A measure of anticipated price swings in the pound against the dollar two weeks from today has surged to 13 percent, the highest since September, with a three-week gauge lower at 12.7 percent, data compiled by Bloomberg show. The cost of protecting against volatility one month from now is just 11.7 percent. All three are about double their averages over the past year.
Spot trading in the pound also suggests dealers are sanguine about the political risks. Sterling has climbed 1.1 percent this week to $1.5128 as of 12:52 p.m. London time Friday, having touched a five-week high of $1.5146. That’s up from $1.4566 on April 13, the weakest level since 2010.
Opinion polls show the Labour and Conservative parties passing a narrow lead back and forth between them, suggesting that neither will win overall control of Parliament without the help of smaller parties. In 2010, it took five days to form the coalition government of David Cameron’s Conservatives and the Liberal Democrats.
“It’s very unlikely that we’ll have a government by May 8,” said Andrew Russell, professor of politics at Manchester University in northern England. “It’s entirely likely that we’ll have a prolonged period of interim government. I don’t think it will be Belgium proportions,” but “it will be longer than last time,” he said.
With 326 lawmakers’ seats needed for an outright majority, bookmaker Ladbrokes Plc predicts the Conservatives will win 278 seats against 265 for Labour, 52 for the Scottish National Party and 28 for the Liberal Democrats. Peter Kellner, president of polling company YouGov Plc, said in March there was a “a real prospect of a messy result that makes coalition-formation exceedingly difficult.”
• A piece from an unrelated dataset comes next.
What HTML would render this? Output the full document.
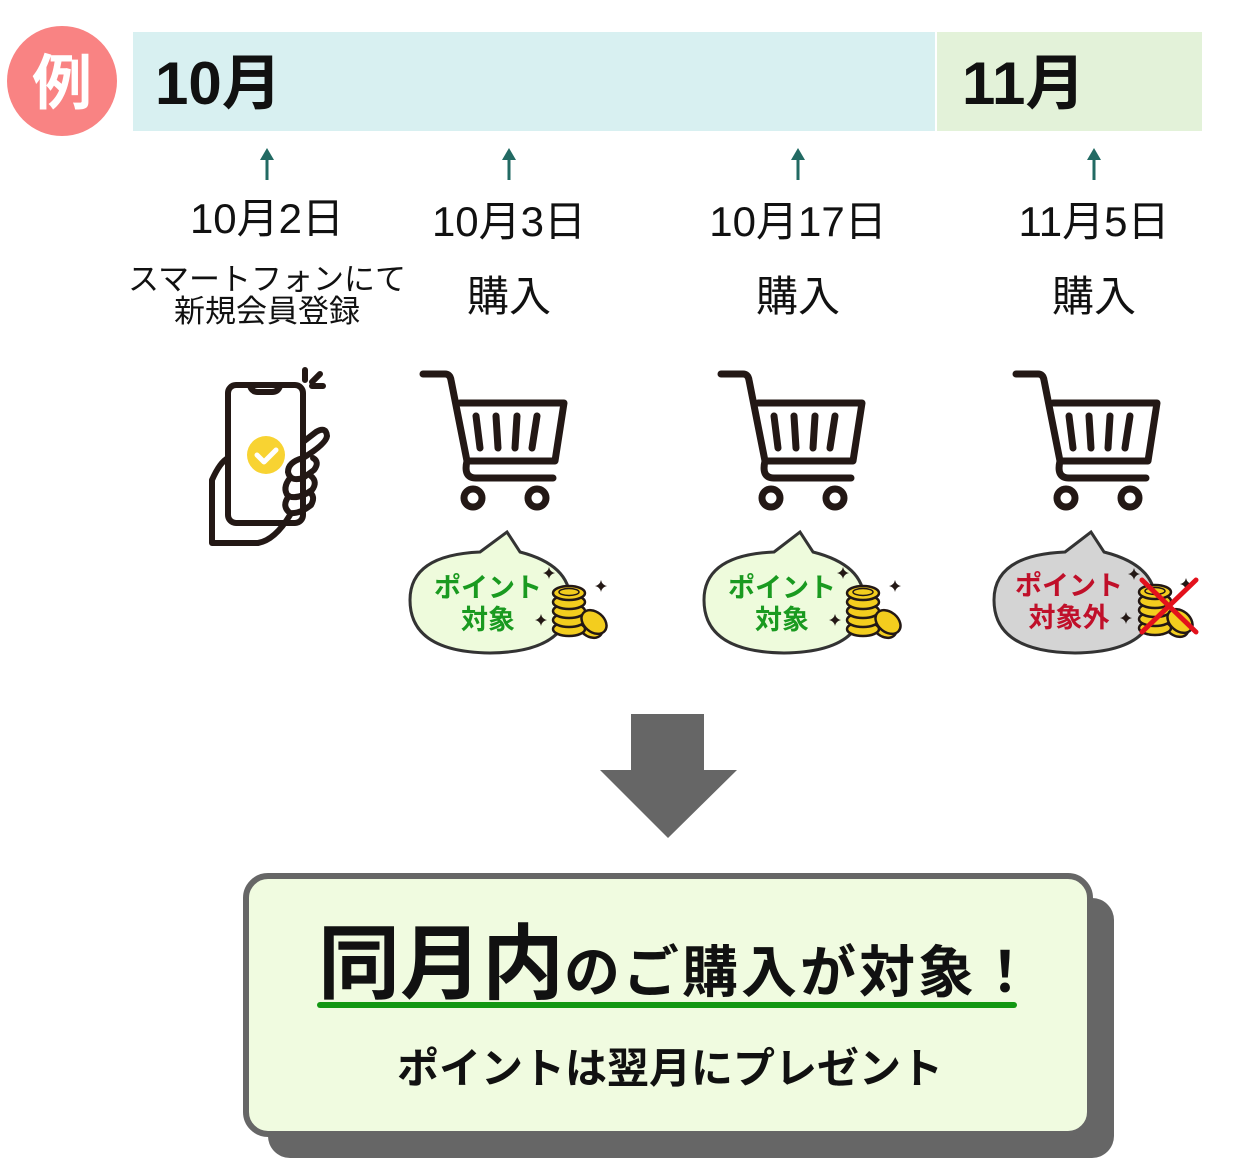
<!DOCTYPE html>
<html><head><meta charset="utf-8"><style>
html,body{margin:0;padding:0;background:#fff;}
svg{display:block;}
text{font-family:"Liberation Sans","Noto Sans CJK JP",sans-serif;}
</style></head><body>
<svg width="1239" height="1160" viewBox="0 0 1239 1160" xmlns="http://www.w3.org/2000/svg">
<defs>
<g id="cart" fill="none" stroke="#231815" stroke-width="7" stroke-linecap="round" stroke-linejoin="round">
  <path d="M0 3 H22 Q27 3 28 9 L44 90 Q40 107 53 107 H130"/>
  <path d="M37 32 H141 L132 90 H44"/>
  <path d="M53 45 L57 77 M73 45 L75 77 M94 45 L92 77 M114 45 L109 77"/>
  <circle cx="50" cy="127" r="9"/>
  <circle cx="114" cy="127" r="9"/>
</g>
<g id="coins" stroke="#231815" stroke-width="2.5" fill="#f3cd1e">
  <ellipse cx="38" cy="46" rx="14" ry="10" transform="rotate(40 38 46)"/>
  <ellipse cx="17" cy="49" rx="16" ry="7"/>
  <ellipse cx="17" cy="40" rx="16" ry="7"/>
  <ellipse cx="17" cy="31" rx="16" ry="7"/>
  <ellipse cx="17" cy="22" rx="16" ry="7"/>
  <ellipse cx="17" cy="13" rx="16" ry="7"/>
  <ellipse cx="17" cy="12" rx="10" ry="3.5" fill="none" stroke-width="1.5"/>
  <ellipse cx="42" cy="42" rx="14" ry="10" transform="rotate(40 42 42)"/>
</g>
<path id="spark" d="M0 -6 Q1 -1 6 0 Q1 1 0 6 Q-1 1 -6 0 Q-1 -1 0 -6Z" fill="#231815"/>
</defs>

<circle cx="62" cy="81" r="55" fill="#f98383"/>
<text x="62" y="104" font-size="60" font-weight="bold" fill="#fff" text-anchor="middle">例</text>
<rect x="133" y="32" width="802" height="99" fill="#d8f0f1"/>
<rect x="937" y="32" width="265" height="99" fill="#e3f2d9"/>
<text x="155" y="104" font-size="60" font-weight="bold" fill="#111">10月</text>
<text x="962" y="104" font-size="60" font-weight="bold" fill="#111">11月</text>

<g fill="#226a63" stroke="#226a63" stroke-width="3">
  <line x1="267" y1="158" x2="267" y2="180"/><path d="M260 160 L267 148 L274 160Z" stroke="none"/>
  <line x1="509" y1="158" x2="509" y2="180"/><path d="M502 160 L509 148 L516 160Z" stroke="none"/>
  <line x1="798" y1="158" x2="798" y2="180"/><path d="M791 160 L798 148 L805 160Z" stroke="none"/>
  <line x1="1094" y1="158" x2="1094" y2="180"/><path d="M1087 160 L1094 148 L1101 160Z" stroke="none"/>
</g>
<g font-size="42" fill="#111" text-anchor="middle">
  <text x="267" y="233">10月2日</text>
  <text x="509" y="236">10月3日</text>
  <text x="798" y="236">10月17日</text>
  <text x="1094" y="236">11月5日</text>
  <text x="509" y="311">購入</text>
  <text x="798" y="311">購入</text>
  <text x="1094" y="311">購入</text>
</g>
<text x="267" y="290" font-size="31" fill="#111" text-anchor="middle">スマートフォンにて</text>
<text x="267" y="322" font-size="31" fill="#111" text-anchor="middle">新規会員登録</text>

<g fill="none" stroke="#231815" stroke-width="6" stroke-linecap="round" stroke-linejoin="round">
  <rect x="228" y="385" width="75" height="138" rx="8"/>
  <path d="M250 386 Q252 392 258 392 H272 Q278 392 280 386"/>
  <path d="M305 370 V380 M312 382 L320 374 M312 386 H323"/>
  <path d="M228 458 Q220 462 212 480 V543 H258 Q275 540 290 515"/>
  <path d="M303 442 L316 432 Q326 426 327 436 Q326 444 303 458"/>
  <path d="M303 458 Q288 462 288 472 Q290 482 303 478 L314 470 Q320 462 313 458"/>
  <path d="M290 478 Q282 488 288 496 Q298 500 312 490 Q318 482 311 476"/>
  <path d="M289 496 Q281 506 290 513 Q300 514 311 505 Q316 496 309 492"/>
</g>
<circle cx="266" cy="455" r="19" fill="#f8d332"/>
<path d="M257 455 L264 462 L276 450" fill="none" stroke="#fff" stroke-width="5" stroke-linecap="round" stroke-linejoin="round"/>

<use href="#cart" x="423" y="371"/>
<use href="#cart" x="721" y="371"/>
<use href="#cart" x="1016" y="371"/>

<g stroke="#333" stroke-width="3">
  <path d="M480 552 L507 532 L520 552 Q570 565 570 600 Q570 652 490 653 Q410 652 410 600 Q410 555 480 552Z" fill="#eefbdc"/>
  <path d="M774 552 L800 532 L813 552 Q864 565 864 600 Q864 652 784 653 Q704 652 704 600 Q704 555 774 552Z" fill="#eefbdc"/>
  <path d="M1065 552 L1091 532 L1104 552 Q1155 565 1155 600 Q1155 652 1075 653 Q994 652 994 600 Q994 555 1065 552Z" fill="#d4d4d4"/>
</g>
<g font-size="27" font-weight="bold" text-anchor="middle">
  <text x="488" y="597" fill="#1a9a20">ポイント</text>
  <text x="488" y="629" fill="#1a9a20">対象</text>
  <text x="782" y="597" fill="#1a9a20">ポイント</text>
  <text x="782" y="629" fill="#1a9a20">対象</text>
  <text x="1069" y="595" fill="#c0102a">ポイント</text>
  <text x="1069" y="627" fill="#c0102a">対象外</text>
</g>
<use href="#coins" x="552" y="580"/>
<use href="#coins" x="846" y="580"/>
<use href="#coins" x="1138" y="579"/>
<use href="#spark" x="549" y="573"/><use href="#spark" x="601" y="586"/><use href="#spark" x="541" y="620"/>
<use href="#spark" x="843" y="573"/><use href="#spark" x="895" y="586"/><use href="#spark" x="835" y="620"/>
<use href="#spark" x="1134" y="574"/><use href="#spark" x="1186" y="584"/><use href="#spark" x="1126" y="618"/>
<path d="M1142 580 L1196 632 M1196 580 L1142 632" stroke="#e3111c" stroke-width="5" stroke-linecap="round"/>

<path d="M631 714 H704 V770 H737 L668 838 L600 770 H631Z" fill="#666"/>

<rect x="268" y="898" width="846" height="260" rx="22" fill="#666"/>
<rect x="246" y="876" width="844" height="258" rx="22" fill="#f0fbe0" stroke="#666" stroke-width="6"/>
<text x="318" y="992" font-size="82" font-weight="bold" fill="#111">同月内<tspan font-size="56" letter-spacing="3">のご購入が対象！</tspan></text>
<line x1="320" y1="1005" x2="1014" y2="1005" stroke="#129812" stroke-width="6" stroke-linecap="round"/>
<text x="670" y="1083" font-size="42" font-weight="bold" fill="#111" text-anchor="middle">ポイントは翌月にプレゼント</text>
</svg>
</body></html>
Five years ago, the result was less fractured, with the Conservatives winning 307 seats, Labour 258, the Liberal Democrats 57, and the SNP six. The pound fell 1.8 percent to $1.4833 on May 6, 2010, the day of the vote, before rallying 0.7 percent when Cameron entered his new office in Downing Street on May 11.
“The options market has been pricing in an election-risk premium for some time,” said Michael Sneyd, a foreign-exchange strategist at BNP Paribas SA in London. “However, it suggests we’ll get a repeat of 2010 with a short period of uncertainty and then a solution. It’s underpricing a protracted period of uncertainty as we play the game of who moves into Number 10.”